### What the exercise asks
Repeat each entry exactly and drop the pictures.

## Begin

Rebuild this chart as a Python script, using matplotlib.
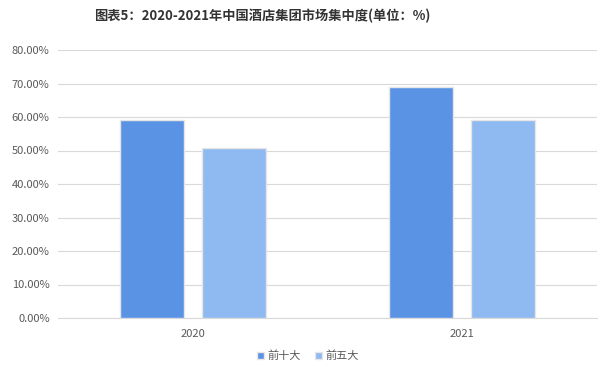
import matplotlib
matplotlib.use("Agg")
import matplotlib.pyplot as plt
import numpy as np
from matplotlib.ticker import FuncFormatter

plt.rcParams['font.family'] = ['Noto Sans CJK SC', 'DejaVu Sans']

years = ["2020", "2021"]
series_names = ["前十大", "前五大"]
top10 = [59.2, 69.1]
top5 = [50.6, 59.2]
colors = ["#5A93E4", "#8EB9F1"]

fig = plt.figure(figsize=(6.0, 3.73), dpi=100)
ax = fig.add_axes([58/600, 1-318/373, (597-58)/600, (318-50)/373])

x = np.arange(len(years))
w = 0.237
gap = 0.067
off = (w + gap) / 2
ax.bar(x - off, top10, w, color=colors[0], edgecolor="#E6E6E6", linewidth=1.0, label=series_names[0], zorder=3)
ax.bar(x + off, top5, w, color=colors[1], edgecolor="#E6E6E6", linewidth=1.0, label=series_names[1], zorder=3)

ax.set_xlim(-0.5, 1.5)
ax.set_ylim(0, 80)
ax.set_yticks(np.arange(0, 81, 10))
ax.yaxis.set_major_formatter(FuncFormatter(lambda v, p: f"{v:.2f}%"))
ax.set_xticks(x)
ax.set_xticklabels(years)
ax.grid(axis="y", color="#D9D9D9", linewidth=0.8, zorder=0)
for s in ["top", "right", "left"]:
    ax.spines[s].set_visible(False)
ax.spines["bottom"].set_color("#D9D9D9")
ax.tick_params(axis="both", length=0, labelsize=8, colors="#595959")
ax.tick_params(axis="x", pad=8)
ax.tick_params(axis="y", pad=6)

fig.text(262/600, 1-16/373, "图表5：2020-2021年中国酒店集团市场集中度(单位：%)",
         ha="center", va="center", fontsize=9.5, fontweight="bold", color="#333333")

leg = fig.legend(loc="center", bbox_to_anchor=(308/600, 1-356/373), ncol=2, frameon=False,
                 fontsize=8, handlelength=0.6, handleheight=0.6, handletextpad=0.3,
                 columnspacing=1.3)
for t in leg.get_texts():
    t.set_color("#595959")

fig.savefig("out.png", dpi=100)
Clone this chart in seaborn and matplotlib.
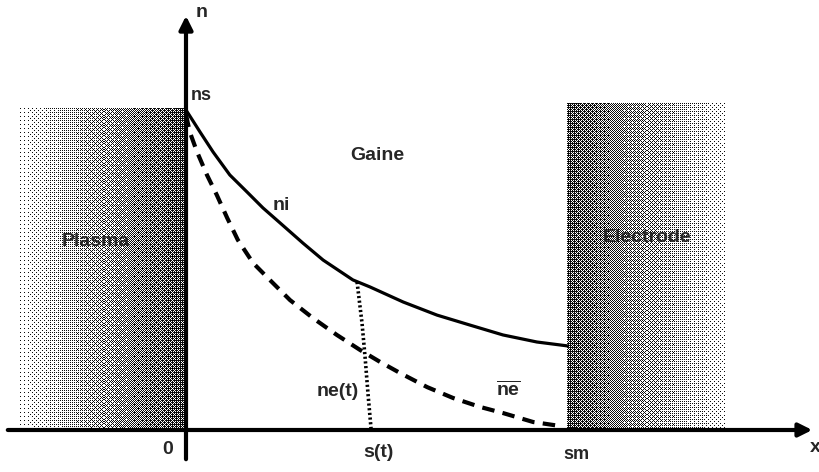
import numpy as np
import pandas as pd
import matplotlib.pyplot as plt
import seaborn as sns

# x in units of the maximum sheath thickness s_m, densities in units of n_s
x_ni = [0.0, 0.037, 0.071, 0.115, 0.160, 0.202, 0.247, 0.307, 0.360, 0.438,
        0.483, 0.570, 0.659, 0.745, 0.832, 0.921, 1.0]
n_i = [1.0, 0.931, 0.869, 0.797, 0.744, 0.694, 0.647, 0.584, 0.531, 0.469,
       0.447, 0.400, 0.359, 0.328, 0.297, 0.275, 0.263]
x_ne = [0.0, 0.010, 0.029, 0.055, 0.081, 0.108, 0.136, 0.176, 0.220, 0.273, 0.333,
        0.396, 0.457, 0.509, 0.562, 0.633, 0.701, 0.772, 0.832, 0.911, 0.982]
n_e_bar = [0.985, 0.931, 0.869, 0.797, 0.734, 0.663, 0.594, 0.522, 0.469, 0.406, 0.350,
           0.297, 0.250, 0.213, 0.178, 0.134, 0.100, 0.072, 0.053, 0.025, 0.0125]
x_st = [0.449, 0.462, 0.470, 0.478, 0.486]
n_st = [0.4625, 0.334, 0.228, 0.109, 0.0]

plasma_x = [-0.4357, 0.0]
plasma_top = 1.00625
electrode_x = [1.0, 1.4147]
electrode_top = 1.021875

sns.set_style("white")
plt.rcParams['font.family'] = ['Liberation Sans', 'DejaVu Sans']
plt.rcParams['mathtext.fontset'] = 'custom'
plt.rcParams['mathtext.rm'] = 'Liberation Sans:bold'

fig = plt.figure(figsize=(8.19, 4.72), dpi=100)
ax = fig.add_axes([0, 0, 1, 1])
ax.set_xlim(-186 / 381, 633 / 381)
ax.set_ylim(-42 / 320, 430 / 320)
ax.axis('off')

# 8x8 ordered dither -> halftone look of the shaded blocks (one cell per pixel)
b = np.array([[0, 2], [3, 1]])
for _ in range(2):
    b = np.block([[4 * b, 4 * b + 2], [4 * b + 3, 4 * b + 1]])
bayer = (b + 0.5) / b.size


def halftone(w, h, dark_left, dark_right):
    g = np.linspace(dark_left, dark_right, w)[None, :].repeat(h, axis=0)
    n = bayer.shape[0]
    t = np.tile(bayer, (h // n + 1, w // n + 1))[:h, :w]
    return (g > t).astype(float)


ax.imshow(halftone(166, 322, 0.06, 0.72), cmap='gray_r', vmin=0, vmax=1.05,
          interpolation='nearest', aspect='auto',
          extent=[plasma_x[0], plasma_x[1], 0.0, plasma_top], zorder=1)
ax.imshow(halftone(158, 327, 0.7, 0.08), cmap='gray_r', vmin=0, vmax=1.05,
          interpolation='nearest', aspect='auto',
          extent=[electrode_x[0], electrode_x[1], 0.0, electrode_top], zorder=1)

df_i = pd.DataFrame({'x': x_ni, 'n': n_i})
df_e = pd.DataFrame({'x': x_ne, 'n': n_e_bar})
df_s = pd.DataFrame({'x': x_st, 'n': n_st})
sns.lineplot(data=df_i, x='x', y='n', ax=ax, color='black', lw=2.3, sort=False, zorder=3)
sns.lineplot(data=df_e, x='x', y='n', ax=ax, color='black', lw=3.0, sort=False, zorder=3,
             linestyle=(0, (3.0, 2.0)))
sns.lineplot(data=df_s, x='x', y='n', ax=ax, color='black', lw=2.6, sort=False, zorder=3,
             linestyle=(0, (0.6, 0.7)))

# axes with arrows
ax.annotate('', xy=(1.651, 0), xytext=(-0.475, 0),
            arrowprops=dict(arrowstyle='-|>', color='black', lw=3, mutation_scale=20), zorder=4)
ax.annotate('', xy=(0, 1.303), xytext=(0, -0.1),
            arrowprops=dict(arrowstyle='-|>', color='black', lw=3, mutation_scale=20), zorder=4)

fs = 14
kw = dict(fontweight='bold', ha='center', va='center', zorder=5)
ax.text(0.042, 1.306, 'n', fontsize=fs, **kw)
ax.text(0.039, 1.044, 'ns', fontsize=fs - 1, **kw)
ax.text(0.501, 0.859, 'Gaine', fontsize=fs, **kw)
ax.text(0.249, 0.703, 'ni', fontsize=fs, **kw)
ax.text(-0.236, 0.588, 'Plasma', fontsize=fs, **kw)
ax.text(1.210, 0.603, 'Electrode', fontsize=fs, **kw)
ax.text(0.399, 0.119, 'ne(t)', fontsize=fs, **kw)
ax.text(0.845, 0.125, r'$\overline{\mathrm{ne}}$', fontsize=fs, ha='center', va='center')
ax.text(-0.047, -0.0625, '0', fontsize=fs, **kw)
ax.text(0.504, -0.0688, 's(t)', fontsize=fs, **kw)
ax.text(1.024, -0.078, 'sm', fontsize=fs - 1, **kw)
ax.text(1.651, -0.056, 'x', fontsize=fs, **kw)

plt.savefig('out.png', dpi=100)
print('Plot saved as out.png')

## End

### Answer to this problem
Rebuild this chart as a Python script, using matplotlib.
import matplotlib
matplotlib.use("Agg")
import matplotlib.pyplot as plt
import numpy as np
from matplotlib.ticker import FuncFormatter

plt.rcParams['font.family'] = ['Noto Sans CJK SC', 'DejaVu Sans']

years = ["2020", "2021"]
series_names = ["前十大", "前五大"]
top10 = [59.2, 69.1]
top5 = [50.6, 59.2]
colors = ["#5A93E4", "#8EB9F1"]

fig = plt.figure(figsize=(6.0, 3.73), dpi=100)
ax = fig.add_axes([58/600, 1-318/373, (597-58)/600, (318-50)/373])

x = np.arange(len(years))
w = 0.237
gap = 0.067
off = (w + gap) / 2
ax.bar(x - off, top10, w, color=colors[0], edgecolor="#E6E6E6", linewidth=1.0, label=series_names[0], zorder=3)
ax.bar(x + off, top5, w, color=colors[1], edgecolor="#E6E6E6", linewidth=1.0, label=series_names[1], zorder=3)

ax.set_xlim(-0.5, 1.5)
ax.set_ylim(0, 80)
ax.set_yticks(np.arange(0, 81, 10))
ax.yaxis.set_major_formatter(FuncFormatter(lambda v, p: f"{v:.2f}%"))
ax.set_xticks(x)
ax.set_xticklabels(years)
ax.grid(axis="y", color="#D9D9D9", linewidth=0.8, zorder=0)
for s in ["top", "right", "left"]:
    ax.spines[s].set_visible(False)
ax.spines["bottom"].set_color("#D9D9D9")
ax.tick_params(axis="both", length=0, labelsize=8, colors="#595959")
ax.tick_params(axis="x", pad=8)
ax.tick_params(axis="y", pad=6)

fig.text(262/600, 1-16/373, "图表5：2020-2021年中国酒店集团市场集中度(单位：%)",
         ha="center", va="center", fontsize=9.5, fontweight="bold", color="#333333")

leg = fig.legend(loc="center", bbox_to_anchor=(308/600, 1-356/373), ncol=2, frameon=False,
                 fontsize=8, handlelength=0.6, handleheight=0.6, handletextpad=0.3,
                 columnspacing=1.3)
for t in leg.get_texts():
    t.set_color("#595959")

fig.savefig("out.png", dpi=100)
Clone this chart in seaborn and matplotlib.
import numpy as np
import pandas as pd
import matplotlib.pyplot as plt
import seaborn as sns

# x in units of the maximum sheath thickness s_m, densities in units of n_s
x_ni = [0.0, 0.037, 0.071, 0.115, 0.160, 0.202, 0.247, 0.307, 0.360, 0.438,
        0.483, 0.570, 0.659, 0.745, 0.832, 0.921, 1.0]
n_i = [1.0, 0.931, 0.869, 0.797, 0.744, 0.694, 0.647, 0.584, 0.531, 0.469,
       0.447, 0.400, 0.359, 0.328, 0.297, 0.275, 0.263]
x_ne = [0.0, 0.010, 0.029, 0.055, 0.081, 0.108, 0.136, 0.176, 0.220, 0.273, 0.333,
        0.396, 0.457, 0.509, 0.562, 0.633, 0.701, 0.772, 0.832, 0.911, 0.982]
n_e_bar = [0.985, 0.931, 0.869, 0.797, 0.734, 0.663, 0.594, 0.522, 0.469, 0.406, 0.350,
           0.297, 0.250, 0.213, 0.178, 0.134, 0.100, 0.072, 0.053, 0.025, 0.0125]
x_st = [0.449, 0.462, 0.470, 0.478, 0.486]
n_st = [0.4625, 0.334, 0.228, 0.109, 0.0]

plasma_x = [-0.4357, 0.0]
plasma_top = 1.00625
electrode_x = [1.0, 1.4147]
electrode_top = 1.021875

sns.set_style("white")
plt.rcParams['font.family'] = ['Liberation Sans', 'DejaVu Sans']
plt.rcParams['mathtext.fontset'] = 'custom'
plt.rcParams['mathtext.rm'] = 'Liberation Sans:bold'

fig = plt.figure(figsize=(8.19, 4.72), dpi=100)
ax = fig.add_axes([0, 0, 1, 1])
ax.set_xlim(-186 / 381, 633 / 381)
ax.set_ylim(-42 / 320, 430 / 320)
ax.axis('off')

# 8x8 ordered dither -> halftone look of the shaded blocks (one cell per pixel)
b = np.array([[0, 2], [3, 1]])
for _ in range(2):
    b = np.block([[4 * b, 4 * b + 2], [4 * b + 3, 4 * b + 1]])
bayer = (b + 0.5) / b.size


def halftone(w, h, dark_left, dark_right):
    g = np.linspace(dark_left, dark_right, w)[None, :].repeat(h, axis=0)
    n = bayer.shape[0]
    t = np.tile(bayer, (h // n + 1, w // n + 1))[:h, :w]
    return (g > t).astype(float)


ax.imshow(halftone(166, 322, 0.06, 0.72), cmap='gray_r', vmin=0, vmax=1.05,
          interpolation='nearest', aspect='auto',
          extent=[plasma_x[0], plasma_x[1], 0.0, plasma_top], zorder=1)
ax.imshow(halftone(158, 327, 0.7, 0.08), cmap='gray_r', vmin=0, vmax=1.05,
          interpolation='nearest', aspect='auto',
          extent=[electrode_x[0], electrode_x[1], 0.0, electrode_top], zorder=1)

df_i = pd.DataFrame({'x': x_ni, 'n': n_i})
df_e = pd.DataFrame({'x': x_ne, 'n': n_e_bar})
df_s = pd.DataFrame({'x': x_st, 'n': n_st})
sns.lineplot(data=df_i, x='x', y='n', ax=ax, color='black', lw=2.3, sort=False, zorder=3)
sns.lineplot(data=df_e, x='x', y='n', ax=ax, color='black', lw=3.0, sort=False, zorder=3,
             linestyle=(0, (3.0, 2.0)))
sns.lineplot(data=df_s, x='x', y='n', ax=ax, color='black', lw=2.6, sort=False, zorder=3,
             linestyle=(0, (0.6, 0.7)))

# axes with arrows
ax.annotate('', xy=(1.651, 0), xytext=(-0.475, 0),
            arrowprops=dict(arrowstyle='-|>', color='black', lw=3, mutation_scale=20), zorder=4)
ax.annotate('', xy=(0, 1.303), xytext=(0, -0.1),
            arrowprops=dict(arrowstyle='-|>', color='black', lw=3, mutation_scale=20), zorder=4)

fs = 14
kw = dict(fontweight='bold', ha='center', va='center', zorder=5)
ax.text(0.042, 1.306, 'n', fontsize=fs, **kw)
ax.text(0.039, 1.044, 'ns', fontsize=fs - 1, **kw)
ax.text(0.501, 0.859, 'Gaine', fontsize=fs, **kw)
ax.text(0.249, 0.703, 'ni', fontsize=fs, **kw)
ax.text(-0.236, 0.588, 'Plasma', fontsize=fs, **kw)
ax.text(1.210, 0.603, 'Electrode', fontsize=fs, **kw)
ax.text(0.399, 0.119, 'ne(t)', fontsize=fs, **kw)
ax.text(0.845, 0.125, r'$\overline{\mathrm{ne}}$', fontsize=fs, ha='center', va='center')
ax.text(-0.047, -0.0625, '0', fontsize=fs, **kw)
ax.text(0.504, -0.0688, 's(t)', fontsize=fs, **kw)
ax.text(1.024, -0.078, 'sm', fontsize=fs - 1, **kw)
ax.text(1.651, -0.056, 'x', fontsize=fs, **kw)

plt.savefig('out.png', dpi=100)
print('Plot saved as out.png')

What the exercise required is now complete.